**Stated problem**
Copy exactly the lines that run from the top of the listing to the line containing "return (H - B - (y - 8)) / PH", both ends included, and omit the pictures.

**Material provided**

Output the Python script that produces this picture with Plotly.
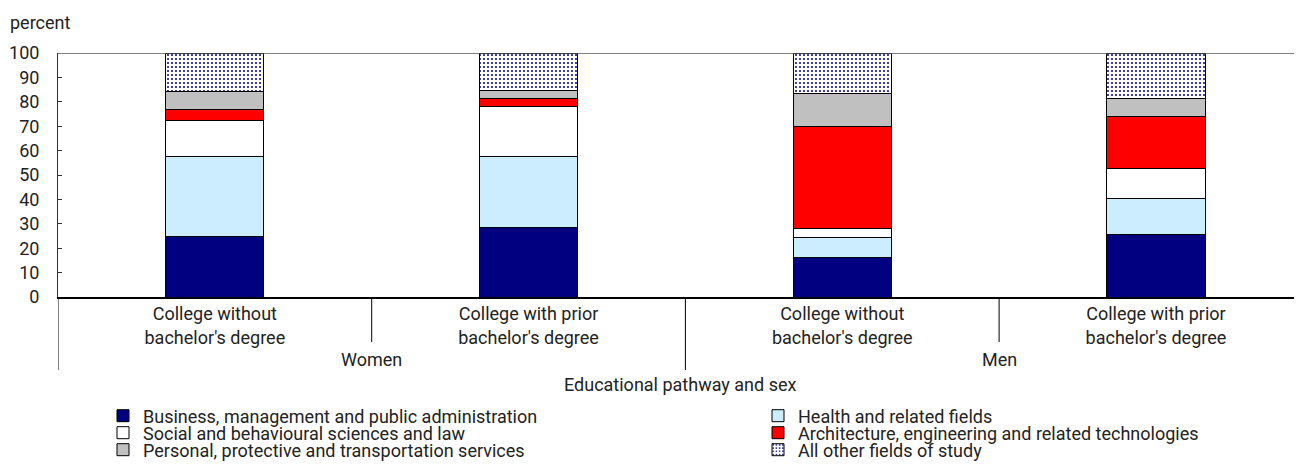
import plotly.graph_objects as go

# stacked shares by field of study, percent
pathways = ["College without<br>bachelor's degree", "College with prior<br>bachelor's degree",
            "College without<br>bachelor's degree", "College with prior<br>bachelor's degree"]
sexes = ["Women", "Men"]

business = [25.0, 28.6, 16.3, 25.6]
health = [32.4, 28.8, 8.2, 14.8]
social = [14.8, 20.5, 3.6, 12.2]
architecture = [4.5, 3.3, 41.9, 21.2]
personal = [7.7, 3.4, 13.2, 7.7]
other = [15.6, 15.4, 16.8, 18.5]

series_names = ["Business, management and public administration",
                "Health and related fields",
                "Social and behavioural sciences and law",
                "Architecture, engineering and related technologies",
                "Personal, protective and transportation services",
                "All other fields of study"]

FONT = "Roboto, Arial, sans-serif"
TXT = "#222222"
# the page body adds an 8px offset, so the figure is 8px smaller than the window
W, H = 1294, 467
L, T, B = 50, 45, 178
PW, PH = W - L, H - T - B


# helpers: window pixel position -> paper coordinate
def px(x):
    return (x - 8 - L) / PW


def py(y):
    return (H - B - (y - 8)) / PH


xs = list(range(len(pathways)))
series = [business, health, social, architecture, personal, other]
colors = ["#000080", "#CCECFF", "#FFFFFF", "#FF0000", "#C0C0C0", "#FFFFFF"]

fig = go.Figure()
for i, (name, vals, col) in enumerate(zip(series_names, series, colors)):
    marker = dict(color=col, line=dict(color="#000000", width=1))
    if i == 5:
        marker["pattern"] = dict(shape=".", fgcolor="#000080", bgcolor="#FFFFFF",
                                 size=4, solidity=0.2, fillmode="replace")
    fig.add_trace(go.Bar(x=xs, y=vals, name=name, marker=marker, width=0.313,
                         legend="legend" if i == 0 else "legend%d" % (i + 1)))

# legend layout: two columns, three rows
leg_pos = [(103, 416), (758, 416), (103, 433), (758, 433), (103, 450), (758, 450)]
legends = {}
for i, (lx, ly) in enumerate(leg_pos):
    key = "legend" if i == 0 else "legend%d" % (i + 1)
    legends[key] = dict(x=px(lx), y=py(ly), xanchor="left", yanchor="middle",
                        font=dict(family=FONT, size=18, color=TXT),
                        bgcolor="rgba(0,0,0,0)", borderwidth=0, visible=True)

shapes = [dict(type="line", xref="x", yref="y", x0=-0.5, x1=3.5, y0=100, y1=100,
               line=dict(color="#555555", width=1.5))]
for xv, yb in [(-0.5, 370), (0.5, 342), (1.5, 370), (2.5, 342)]:
    shapes.append(dict(type="line", xref="x", yref="paper", x0=xv, x1=xv,
                       y0=0, y1=py(yb), line=dict(color="#000000", width=1)))

annotations = [
    dict(text="percent", x=px(8), y=py(23), xref="paper", yref="paper",
         xanchor="left", yanchor="middle", showarrow=False),
    dict(text=sexes[0], x=0.5, y=py(359), xref="x", yref="paper",
         xanchor="center", yanchor="middle", showarrow=False),
    dict(text=sexes[1], x=2.5, y=py(359), xref="x", yref="paper",
         xanchor="center", yanchor="middle", showarrow=False),
    dict(text="Educational pathway and sex", x=px(680), y=py(384), xref="paper", yref="paper",
         xanchor="center", yanchor="middle", showarrow=False),
]

fig.update_layout(
    width=W, height=H,
    margin=dict(l=L, r=0, t=T, b=B, pad=0, autoexpand=False),
    paper_bgcolor="white", plot_bgcolor="white",
    barmode="stack", showlegend=True,
    font=dict(family=FONT, size=18, color=TXT),
    shapes=shapes, annotations=annotations,
    **legends,
)
fig.update_xaxes(range=[-0.5, PW / 313.7 - 0.5], tickvals=xs, ticktext=pathways,
                 showline=True, linecolor="#000000", linewidth=1.5, ticks="",
                 showgrid=False, zeroline=False, tickfont=dict(size=18))
fig.update_yaxes(range=[0, 100], tickvals=list(range(0, 101, 10)),
                 showline=True, linecolor="#333333", linewidth=1, ticks="inside",
                 ticklen=4, tickcolor="#333333", showgrid=False, zeroline=False,
                 ticklabelstandoff=14, tickfont=dict(size=18))

fig.write_html("out.html")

**Worked answer**
Output the Python script that produces this picture with Plotly.
import plotly.graph_objects as go

# stacked shares by field of study, percent
pathways = ["College without<br>bachelor's degree", "College with prior<br>bachelor's degree",
            "College without<br>bachelor's degree", "College with prior<br>bachelor's degree"]
sexes = ["Women", "Men"]

business = [25.0, 28.6, 16.3, 25.6]
health = [32.4, 28.8, 8.2, 14.8]
social = [14.8, 20.5, 3.6, 12.2]
architecture = [4.5, 3.3, 41.9, 21.2]
personal = [7.7, 3.4, 13.2, 7.7]
other = [15.6, 15.4, 16.8, 18.5]

series_names = ["Business, management and public administration",
                "Health and related fields",
                "Social and behavioural sciences and law",
                "Architecture, engineering and related technologies",
                "Personal, protective and transportation services",
                "All other fields of study"]

FONT = "Roboto, Arial, sans-serif"
TXT = "#222222"
# the page body adds an 8px offset, so the figure is 8px smaller than the window
W, H = 1294, 467
L, T, B = 50, 45, 178
PW, PH = W - L, H - T - B


# helpers: window pixel position -> paper coordinate
def px(x):
    return (x - 8 - L) / PW


def py(y):
    return (H - B - (y - 8)) / PH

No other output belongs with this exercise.